Why didn't Marx, or his co-author, Friedrich Engels, who knew a thing or two about running a business himself, think of this long ago? As Eric Hobsbawm tells us in his introduction to the Verso edition, sales of the original manifesto were pathetically sub-mid-list for decades after it was written. As for foreign rights, forget about it until well into the 1860s, when the International Working Men's Association began to take off. One can imagine their editor taking the authors to lunch and saying, "Karl, Fred, you've got some great stuff in here. That part about 'nothing to lose but your chains' just blew me away. I mean, the prose rocks. But we have to think packaging too. Like what about a pop-up version? A collectible bourgeois-piggie figures tie-in with Taco Bell? Or the movie version with Kate Winslet as the factory gal and Anthony Hopkins as the specter-that-is-haunting-Europe?"

But of course back in those days it would have been at least unwise for members of the "sybaritic classes" to go mincing about with their designer copies of "The Communist Manifesto" in hand. In the mid-19th century, fat cats could still recall the whistle of the guillotine blade as it headed for an overprivileged neck; they had seen the delirious, underfed masses rise up -- in Germany, Italy, France and the Austrian Empire -- in 1848. So there's no use blaming Karl and Fred for their lack of entrepreneurial initiative. One hundred fifty years ago, the conditions -- both "objective" and "subjective," as they would have put it -- were not yet ripe for the commodification of revolution itself.

First the world had to be made safe for irony on this scale and complexity. Communism -- or at least something superficially resembling the manifesto's prescription -- had to be attempted, road-tested and rejected worldwide. "Centralization of the means of communication and transport in the hands of the State": Been there, done that. "Centralization of credit in the hands of the State": No danger that that's going to catch on among America's gun-bearing blue-collar class. In its naive faith that "the State" could be commandeered overnight to serve the workers as loyally as it normally serves the rich, "The Communist Manifesto" is as much an antique as those darling little Lenin pins that are available by the fistful at the flea markets in Berlin today. Post 1989, the manifesto bears the implicit warning label: Fun as it may sound, you don't want to try this at home.
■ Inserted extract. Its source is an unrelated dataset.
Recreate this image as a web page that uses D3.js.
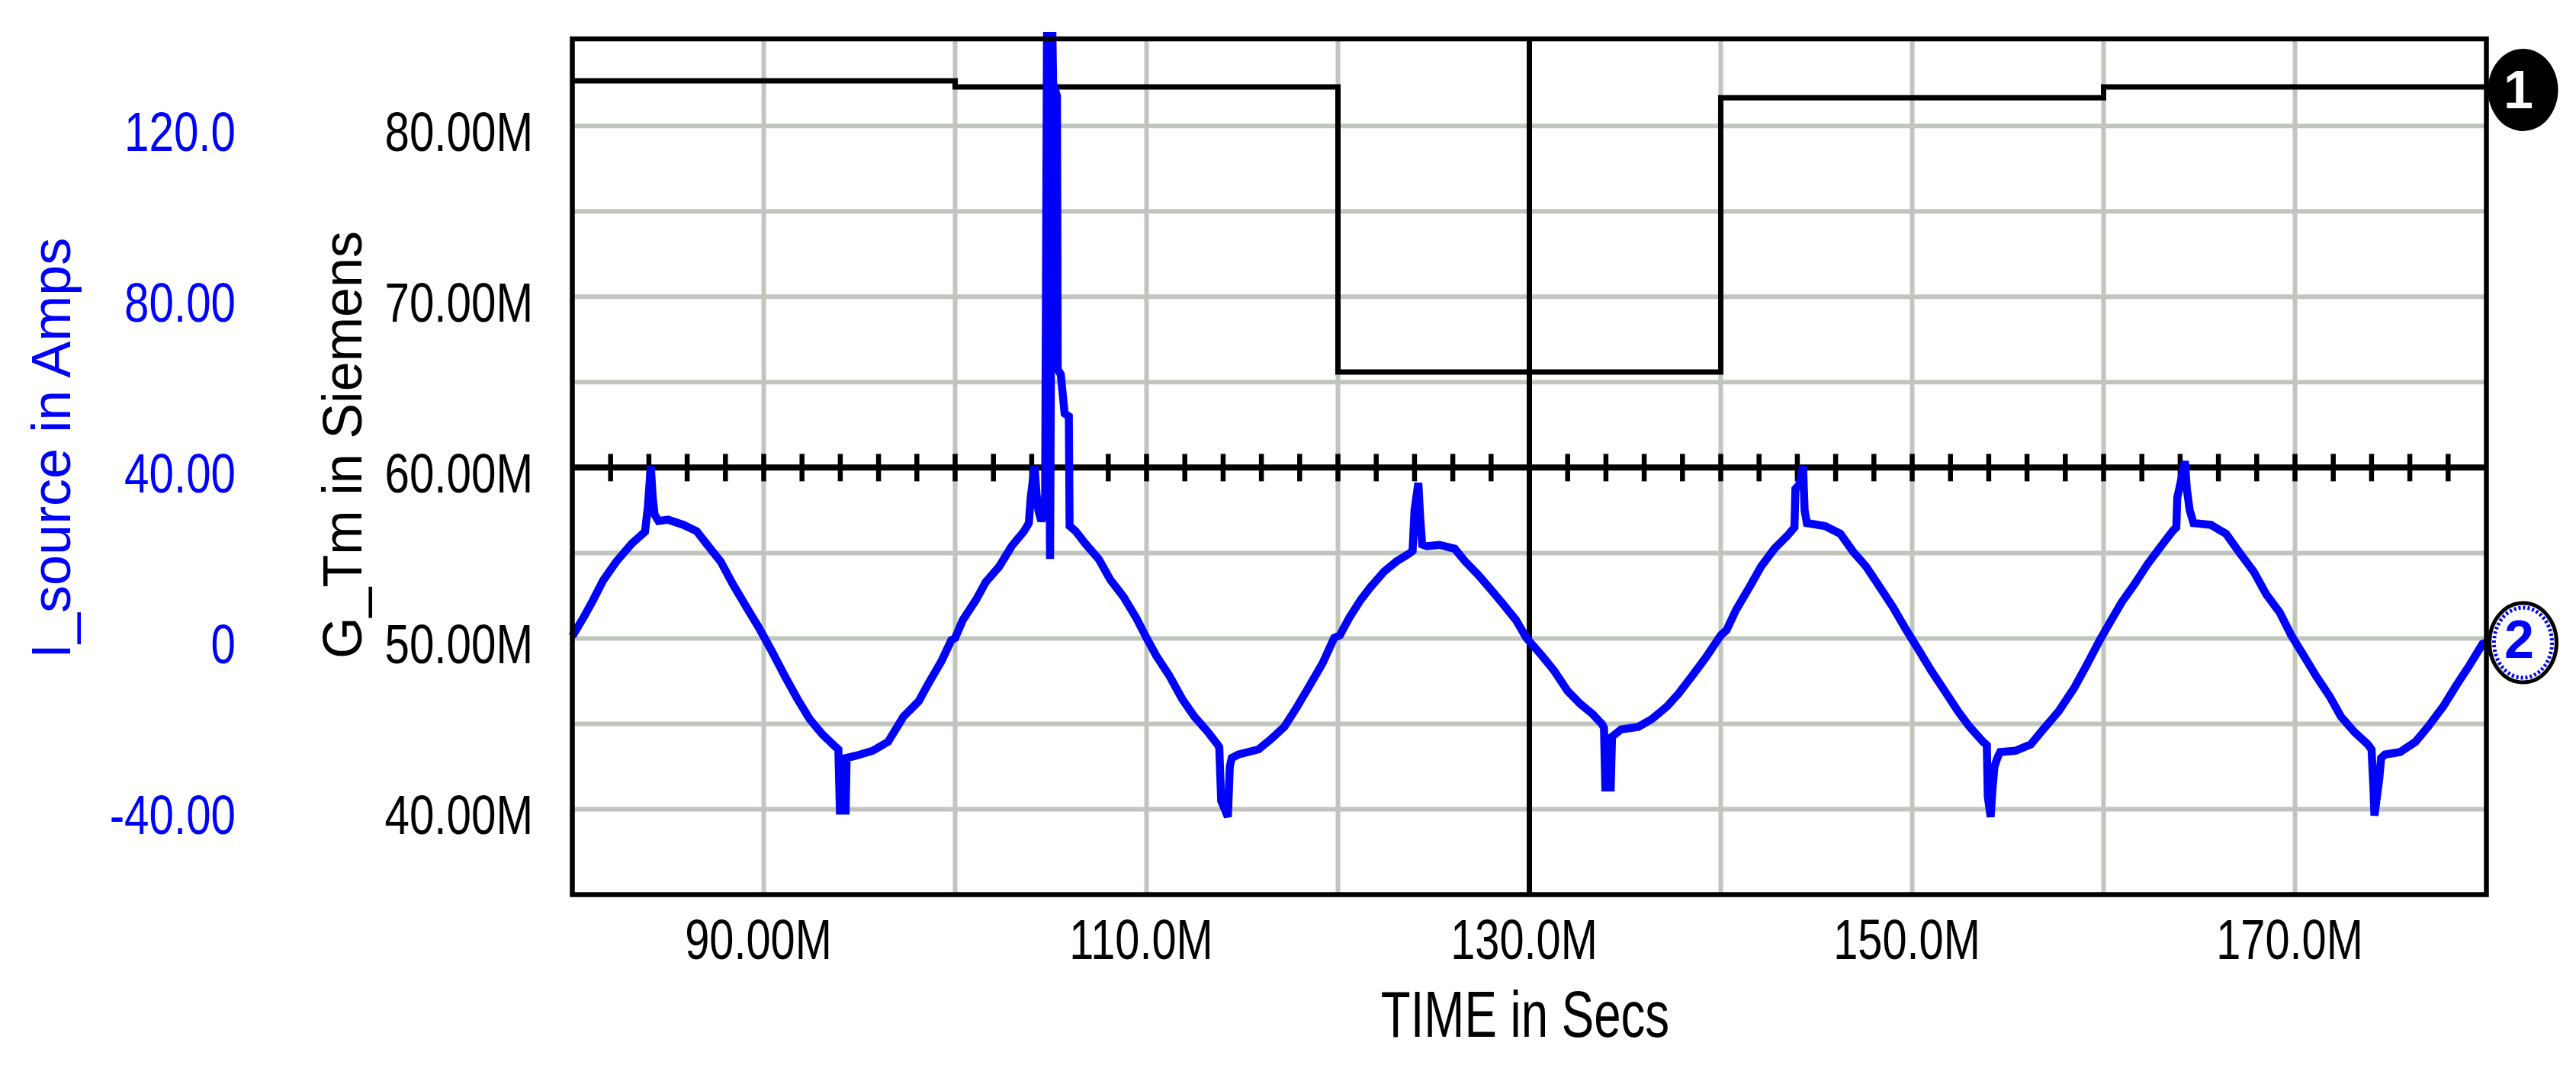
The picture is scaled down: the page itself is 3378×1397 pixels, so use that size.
<!DOCTYPE html>
<html>
<head>
<meta charset="utf-8">
<script src="https://cdn.jsdelivr.net/npm/d3@7"></script>
<style>
  html, body { margin: 0; padding: 0; background: #ffffff; }
  svg { display: block; }
  text { font-family: "Liberation Sans", Arial, Helvetica, sans-serif; }
</style>
</head>
<body>
<script>
// ---------------- DATA ----------------
// G_Tm (Siemens, in M units) step waveform
const gtmTime = [80, 100, 120, 140, 160, 180];
const gtmValue = [82.65, 82.29, 65.6, 81.65, 82.29, 82.29];

// I_source (Amps) vs TIME (M units)
const isrcTime = [
  80.0, 80.2, 80.6, 81.1, 81.6, 82.3, 83.1, 83.8, 83.95, 84.1, 84.2, 84.3, 84.5, 85.0, 85.8, 86.5, 87.0, 87.75, 88.4, 89.1, 89.75,
  90.4, 91.1, 91.75, 92.4, 93.05, 93.75, 93.9, 93.98, 94.28, 94.33, 94.8, 95.7, 96.5, 97.3, 98.1, 98.6, 99.3, 99.8,
  100.0, 100.4, 101.1, 101.6, 102.3, 102.95, 103.6, 103.85, 103.95, 104.15, 104.25, 104.35, 104.5, 104.7, 104.8, 104.96, 105.08,
  105.12, 105.32, 105.36, 105.52, 105.72, 105.94, 105.98, 106.3, 106.8, 107.5, 108.1, 108.8, 109.45,
  110.0, 110.5, 111.2, 111.85, 112.5, 113.2, 113.7, 113.8, 113.9, 114.25, 114.35, 114.45, 114.8, 115.85, 116.5, 117.2, 117.8, 118.5, 119.2, 119.8,
  120.1, 120.6, 121.2, 121.7, 122.4, 123.05, 123.7, 123.9, 124.0, 124.2, 124.3, 124.4, 124.65, 125.3, 126.1, 126.65, 127.3, 128.0, 128.65, 129.3, 129.85,
  130.65, 131.3, 132.0, 132.65, 133.3, 133.8, 133.9, 133.97, 134.25, 134.32, 134.8, 135.7, 136.4, 137.2, 137.8, 138.5, 139.2,
  140.0, 140.3, 140.8, 141.5, 142.1, 142.8, 143.45, 143.85, 143.9, 144.1, 144.3, 144.38, 144.5, 144.65, 145.45, 146.25, 146.9, 147.6, 148.4, 149.0, 149.7,
  150.35, 151.0, 151.7, 152.4, 153.0, 153.7, 153.9, 153.95, 154.1, 154.2, 154.3, 154.45, 154.6, 155.4, 156.2, 156.85, 157.65, 158.45, 159.1, 159.8,
  160.3, 160.95, 161.6, 162.3, 162.9, 163.6, 163.8, 163.85, 164.0, 164.25, 164.35, 164.5, 164.7, 165.6, 166.4, 167.05, 167.85, 168.5, 169.2, 169.8,
  170.45, 171.1, 171.8, 172.4, 173.1, 173.8, 174.0, 174.1, 174.15, 174.25, 174.4, 174.5, 174.7, 175.5, 176.3, 176.95, 177.75, 178.4, 179.1, 179.8, 180.0
];
const isrcAmps = [
  0.5, 2, 5, 9.1, 13.5, 18, 22.2, 25, 31, 40.3, 33, 29, 27.5, 27.8, 26.6, 25.1, 22.2, 18, 12.6, 7.3, 2.5,
  -2.8, -8.8, -14.1, -18.9, -22.4, -25.4, -26, -40.3, -40.3, -28, -27.5, -26.3, -24.2, -18.3, -14.7, -10.6, -5.2, -0.4,
  0.1, 4.3, 9.1, 13.2, 16.8, 21.6, 25.1, 27, 33, 40.3, 34, 30, 27.5, 30, 142, 18.6, 142,
  130, 127, 63, 61.8, 52.7, 52, 26.3, 25.1, 22.2, 18.6, 13.8, 9.7, 4.9,
  0.1, -4.0, -8.8, -14.1, -18.3, -21.9, -24.8, -25.5, -38, -41.8, -30, -28, -27.2, -26.0, -23.6, -20.7, -16.5, -11.2, -5.8, 0.1,
  0.75, 4.9, 9.1, 12.0, 15.6, 18.0, 19.8, 20.5, 30, 36.4, 28, 22, 21.6, 21.9, 21.0, 18.0, 15.0, 11.4, 7.9, 4.3, 0.1,
  -4.0, -7.6, -12.3, -15.3, -17.7, -20.1, -21, -34.9, -34.9, -23, -21.3, -20.7, -18.9, -15.9, -12.9, -8.8, -4.6,
  0.75, 1.9, 6.7, 12.0, 16.8, 21.0, 23.9, 26, 35, 36, 40.3, 30, 27, 26.9, 26.3, 24.5, 20.4, 16.8, 11.4, 7.3, 1.9,
  -2.8, -7.6, -12.3, -17.1, -20.7, -24.2, -25, -37, -41.8, -35, -30, -28, -26.6, -26.3, -24.8, -21.3, -17.1, -11.7, -6.4, -0.4,
  3.5, 8.5, 12.6, 17.4, 21.0, 25.1, 26, 33, 36, 41.5, 35, 30, 27, 26.6, 24.5, 20.4, 15.6, 10.3, 6.1, 0.75,
  -4.0, -8.8, -13.5, -18.3, -21.9, -24.8, -26, -35, -41.5, -38, -33, -28, -27.2, -26.6, -24.2, -20.7, -15.9, -11.2, -6.4, -1.3, -1
];

// Axis ticks / labels
const timeTickValues = [90, 110, 130, 150, 170];
const timeTickLabels = ["90.00M", "110.0M", "130.0M", "150.0M", "170.0M"];
const timeGridValues = [90, 100, 110, 120, 140, 150, 160, 170];
const timeCursor = 130;
const timeMinorTicks = d3.range(82, 180, 2);

const gtmTickValues = [80, 70, 60, 50, 40];
const gtmTickLabels = ["80.00M", "70.00M", "60.00M", "50.00M", "40.00M"];
const gtmGridValues = [40, 45, 50, 55, 65, 70, 75, 80];
const gtmDivider = 60;

const isrcTickValues = [120, 80, 40, 0, -40];
const isrcTickLabels = ["120.0", "80.00", "40.00", "0", "-40.00"];

const xTitle = "TIME in Secs";
const gtmTitle = "G_Tm in Siemens";
const isrcTitle = "I_source in Amps";

// ---------------- LAYOUT ----------------
const W = 3378, H = 1397;
const pL = 750.5, pR = 3260.5, pT = 51, pB = 1173.5;
const BLUE = "#0000ff", GRID = "#c0c5bd";

const svg = d3.select("body").append("svg").attr("width", W).attr("height", H);

const x = d3.scaleLinear().domain([80, 180]).range([pL, pR]);
const yG = d3.scaleLinear().domain([35, 85.1]).range([pB, pT]);
const yI = d3.scaleLinear().domain([-60, 140.4]).range([pB, pT]);

// gridlines
svg.append("g").selectAll("line").data(gtmGridValues).join("line")
  .attr("x1", pL).attr("x2", pR)
  .attr("y1", d => yG(d)).attr("y2", d => yG(d))
  .attr("stroke", GRID).attr("stroke-width", 6);
svg.append("g").selectAll("line").data(timeGridValues).join("line")
  .attr("x1", d => x(d)).attr("x2", d => x(d))
  .attr("y1", pT).attr("y2", pB)
  .attr("stroke", GRID).attr("stroke-width", 6);

// cursor line at 130M
svg.append("line")
  .attr("x1", x(timeCursor)).attr("x2", x(timeCursor))
  .attr("y1", pT).attr("y2", pB)
  .attr("stroke", "#000").attr("stroke-width", 7);

// divider line with ticks
svg.append("line")
  .attr("x1", pL).attr("x2", pR)
  .attr("y1", yG(gtmDivider)).attr("y2", yG(gtmDivider))
  .attr("stroke", "#000").attr("stroke-width", 8);
svg.append("g").selectAll("line").data(timeMinorTicks).join("line")
  .attr("x1", d => x(d)).attr("x2", d => x(d))
  .attr("y1", yG(gtmDivider) - 18).attr("y2", yG(gtmDivider) + 18)
  .attr("stroke", "#000").attr("stroke-width", 6.5);

// G_Tm step trace
const gtmData = gtmTime.map((t, i) => [t, gtmValue[i]]);
svg.append("path")
  .datum(gtmData)
  .attr("d", d3.line().x(d => x(d[0])).y(d => yG(d[1])).curve(d3.curveStepAfter))
  .attr("fill", "none").attr("stroke", "#000").attr("stroke-width", 7);

// I_source trace
const isrcData = isrcTime.map((t, i) => [t, isrcAmps[i]]);
svg.append("path")
  .datum(isrcData)
  .attr("d", d3.line().x(d => x(d[0])).y(d => yI(d[1])))
  .attr("fill", "none").attr("stroke", BLUE).attr("stroke-width", 10.5)
  .attr("stroke-linejoin", "miter").attr("stroke-miterlimit", 2);

// frame
svg.append("rect")
  .attr("x", pL).attr("y", pT)
  .attr("width", pR - pL).attr("height", pB - pT)
  .attr("fill", "none").attr("stroke", "#000").attr("stroke-width", 6.5);

// helper for horizontally condensed text
function label(g, txt, tx, ty, size, sx, anchor, fill) {
  g.append("text")
    .attr("transform", `translate(${tx},${ty}) scale(${sx},1)`)
    .attr("text-anchor", anchor)
    .attr("font-size", size)
    .attr("fill", fill)
    .text(txt);
}

// left axis labels: I_source
const gI = svg.append("g");
isrcTickValues.forEach((v, i) => label(gI, isrcTickLabels[i], 309, yI(v) + 32.5, 72, 0.81, "end", BLUE));
// left axis labels: G_Tm
const gG = svg.append("g");
gtmTickValues.forEach((v, i) => label(gG, gtmTickLabels[i], 699, yG(v) + 32.5, 72, 0.81, "end", "#000"));
// x labels
const gX = svg.append("g");
timeTickValues.forEach((v, i) => label(gX, timeTickLabels[i], x(v) - 7, 1257.5, 75, 0.77, "middle", "#000"));
// x title
label(svg, xTitle, 2000, 1360, 86, 0.74, "middle", "#000");

// rotated titles
svg.append("text")
  .attr("transform", "translate(92,864) rotate(-90)")
  .attr("text-anchor", "start").attr("font-size", 72).attr("fill", BLUE)
  .text(isrcTitle);
svg.append("text")
  .attr("transform", "translate(474,864) rotate(-90) scale(0.974,1)")
  .attr("text-anchor", "start").attr("font-size", 72).attr("fill", "#000")
  .text(gtmTitle);

// trace badges
const bx = pR + 48;
const b1y = yG(gtmValue[gtmValue.length - 1]) + 4;
svg.append("ellipse").attr("cx", bx).attr("cy", b1y).attr("rx", 46).attr("ry", 54).attr("fill", "#000");
svg.append("text").attr("x", bx - 6).attr("y", b1y + 24).attr("text-anchor", "middle")
  .attr("font-size", 70).attr("font-weight", "bold").attr("fill", "#fff").text("1");

const b2y = yI(isrcAmps[isrcAmps.length - 1]);
svg.append("ellipse").attr("cx", bx).attr("cy", b2y).attr("rx", 44).attr("ry", 52)
  .attr("fill", "#fff").attr("stroke", "#000").attr("stroke-width", 5);
svg.append("ellipse").attr("cx", bx).attr("cy", b2y).attr("rx", 38).attr("ry", 46)
  .attr("fill", "none").attr("stroke", BLUE).attr("stroke-width", 5).attr("stroke-dasharray", "3,3");
svg.append("text").attr("x", bx - 5).attr("y", b2y + 20).attr("text-anchor", "middle")
  .attr("font-size", 70).attr("font-weight", "bold").attr("fill", BLUE).text("2");
</script>
</body>
</html>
But it was not enough for communism to fail. Before it could contemplate marketing Marx, capitalism itself had to change: It had to evolve to the point where it fully conformed to its own description in the manifesto. For a sizable stretch of the 20th century, in at least the "advanced" parts of the globe, only crackpots and subscribers to Monthly Review believed that the workers were being ground down to pauperdom. Anyone could see that machinists and truck drivers were buying houses in Levittown, second cars and college educations for their kids. "In rapidly changing modern urban America," a 1964 sociology text triumphantly declared, "traditional social classes are nonexistent." As for the destruction of "all old-established national industries," as predicted in the manifesto, and their replacement by a global system of production and consumption: Sure, but you had to wait until the 1990s to find Benneton in Beijing or Kentucky Fried Chicken in New Delhi.

So for a while there, in the golden age after World War II, capitalism sought to spite communism by treating the workers as if they might be useful as consumers too, and hence worthy of a living wage. It was not until some time in the 1970s that capitalism decided to take "The Communist Manifesto" as its personal self-improvement guide -- going global with a vengeance, treating the workers (including increasing numbers of doctors, teachers, scientists and writers as well as the old-fashioned heavy-lifting and lug-turning proles) like so many disposable "factors of production." The Great Polarization between rich and poor, predicted so long ago in the manifesto, now dominates the social contours of the world, from Los Angeles to Johannesburg, from London to Santiago.

And it is of course this deepening polarization and "immiserization" that gives the up-market new manifesto its delightfully up-to-date frisson and leads book dealers to believe that stockbrokers will want to display it in their corner offices as a sign of terminal cockiness. They can buy it on their lunch hour just a few blocks from Wall Street, at the World Trade Center Borders, for example, which is planning a colorful window display, and where the workers ($7 an hour) exist in what one of them described to me as a "culture of absolute hopelessness," thanks to management's obsessive wage-busting campaign. Or they can take it home to the coffee table and insist that the maid ($8 an hour and zero benefits) dust it daily so that the red banner on the cover maintains its high gleam. Commie chic is no end of fun once the commies are dead and the workers of the world have been beaten into submission.

So, thanks to the inner Hegelian workings of capitalism, "The Communist Manifesto" finally works as an accessory, a stocking-stuffer, a badge of consummate capitalist cool. But what about its "use value," as Karl himself might have asked? Does it work, in other words, as a manifesto? Well, there are a few problems, and not just the obvious one that real-and-existing communism let Marx and Engels down so unkindly. The other disappointment is capitalism. There is not and has never been a social system as brilliantly dynamic and relentlessly all-consuming as the capitalism of "The Communist Manifesto." It was, according to its authors, slated to destroy every vestige of the feudal and patriarchal past and, with one big steam-powered whoosh, propel humankind into the bleak cold world of the Modern, where our true options -- socialism or barbarism -- would finally be disclosed:

"All fixed, fast-frozen relations, with their train of ancient and venerable prejudices and opinions, are swept away, all new-formed ones become antiquated before they can ossify. All that is solid melts into air, all that is holy is profaned, and man is at last compelled to face with sober senses, his real conditions of life, and his relations with his kind."

Faced with the capitalist leviathan, religion was supposed to wither away, gender differences disappear and nationalism -- the most successful religion of all -- was supposed to be smashed by globalization, along with its peculiar object of worship, the nation-state. Then and only then, without the distractions of jingoism, superstition and patriarchy, would the working class be ready to address itself full time to the business of class war.

Still, "The Communist Manifesto" is well worth the $12 that Verso is asking. Despite the hype, its message is a timeless one that bears repeating every century or so: The meek shall triumph and the mighty shall fall; the hungry and exhausted will get restless and someday -- someday! -- rise up against their oppressors. The prophet Isaiah said something like this, and so, a little more recently, did Jesus. At a mere 96 pages, you can think of it as a greeting card, or even a kind of wake-up call, for that special person in your life -- such as, for example, your boss.